Marking 125 years, Holy Cross looks to its roots

Talk traces influence of church architect Charles Keely

BY ERIN O. STATTEL Staff Writer

When locals tour Europe, they return with vivid descriptions of some of the world’s oldest cathedrals and basilicas, never realizing that some of the best architectural rivals to those revered sites can be found on American soil.

CHRIS KELLY staff Holy Cross Church in Rumson, which is celebrating its 125th anniversary, was designed by architect Patrick Charles Keely circa 1884. CHRIS KELLY staff Holy Cross Church in Rumson, which is celebrating its 125th anniversary, was designed by architect Patrick Charles Keely circa 1884. One of the architects responsible for many of those early Catholic churches and cathedrals built along the East Coast was an Irish immigrant by the name of Patrick Charles Keely, who is believed to have been born in 1816 in County Tipperary in Ireland.

Remarkably, a sleepy little town on the Jersey Shore would serve as host to one of Keely’s designs when an architect was needed for the newly formed parish of Holy Cross, in present-day Rumson.

Randall Gabrielan, executive director for the Monmouth County Historical Commission and author of over 30 books on historical topics ranging from the beginnings of local towns to monuments in Jersey City, believes Keely’s breadth of work is underrated and largely unknown.

“Patrick Charles Keely is undoubtedly the best and most prolific yet still little-known architect of his generation,” the Middletown resident told listeners during an April 22 lecture at Holy Cross School in Rumson. “His beautiful design for Holy Cross, drawn around 1884, was a later work of an approximately half-century career, which included commissions for many rural churches, but is best remembered for his numerous cathedral designs and other large parish projects.”

According to historical accounts provided by Holy Cross, Keely was commissioned by the Diocese of Trenton in 1884 to design the church, which was built by John Burke of Asbury Park for the sum of $8,440.

Gabrielan was the third speaker to present information on the church and its origins in honor of the parish’s 125th anniversary celebration.

“We wanted to highlight some of the history of the parish as we prepare for the future of the church,” said parish assistant Eugenia Kelly. “We have also been looking to expand our church in order to accommodate our growth, and we are trying to do it in a way that will honor our history here in Rumson.”

According to Kelly, Gabrielan’s lecture was part of the yearlong celebration that kicked off last year with a horse-drawn carriage ride for the pastor of Holy Cross, the Rev.
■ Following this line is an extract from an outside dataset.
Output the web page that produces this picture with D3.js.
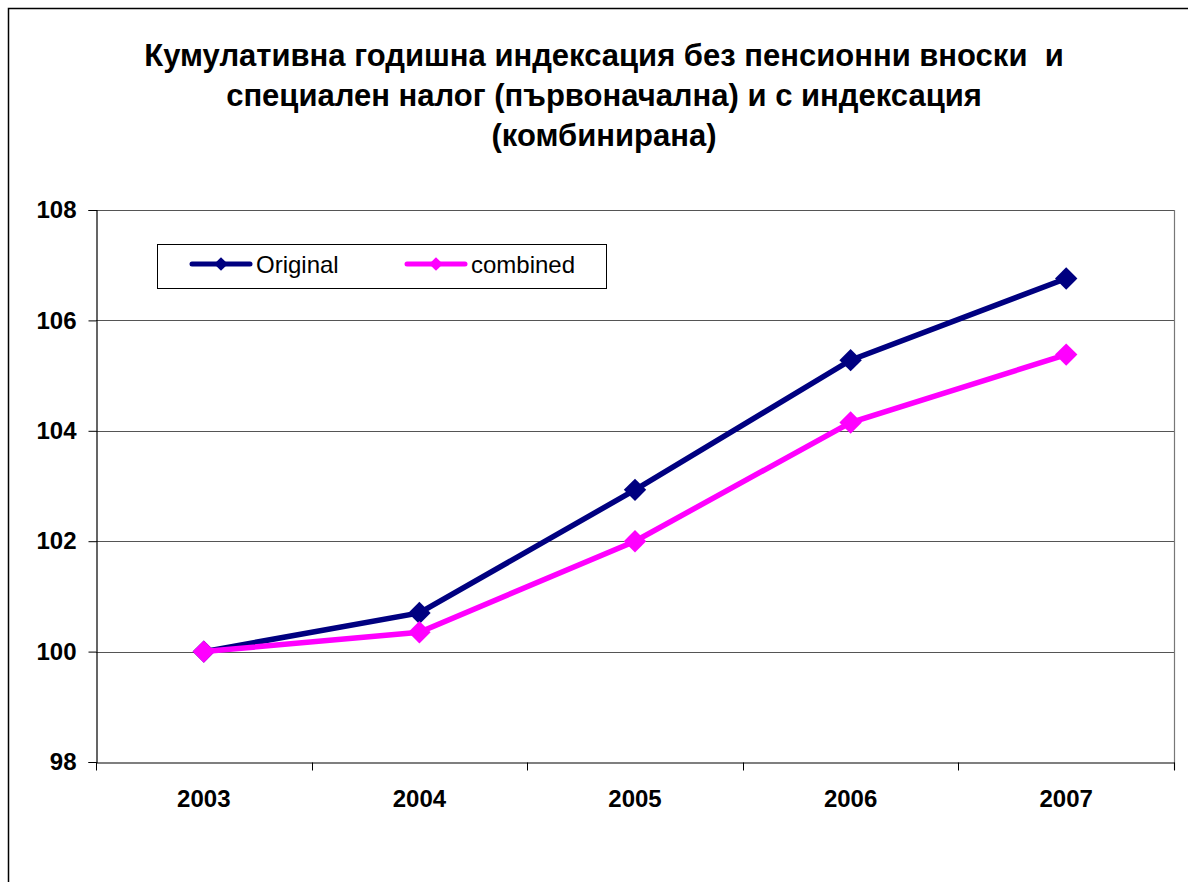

Michael Manning, from the church’s original location in Sea Bright to the its current location on Ward Avenue in Rumson.

“In June last year, we had a kickoff Mass that started with Father Manning making the horse-drawn carriage trip Father [John H.] Fox [the first pastor] made from Sea Bright to Rumson all those years ago,” Kelly said. “And we have had a year of activities to commemorate our 125th anniversary that highlights all aspects of parish life.”

Kelly said that on June 14, the church will host a closing Mass with the bishop of the Diocese of Trenton, the Most Rev. John Smith.

“In between the Masses, we had a big gala, a concert, a dinner-dance and three historians discussing the history of Catholicism in the area, how to write parish history, and a lecture about the architect who built Holy Cross,” Kelly said. “We also have a commemorative book that is going to print soon, highlighting the church’s centennial and 125 years in the community.”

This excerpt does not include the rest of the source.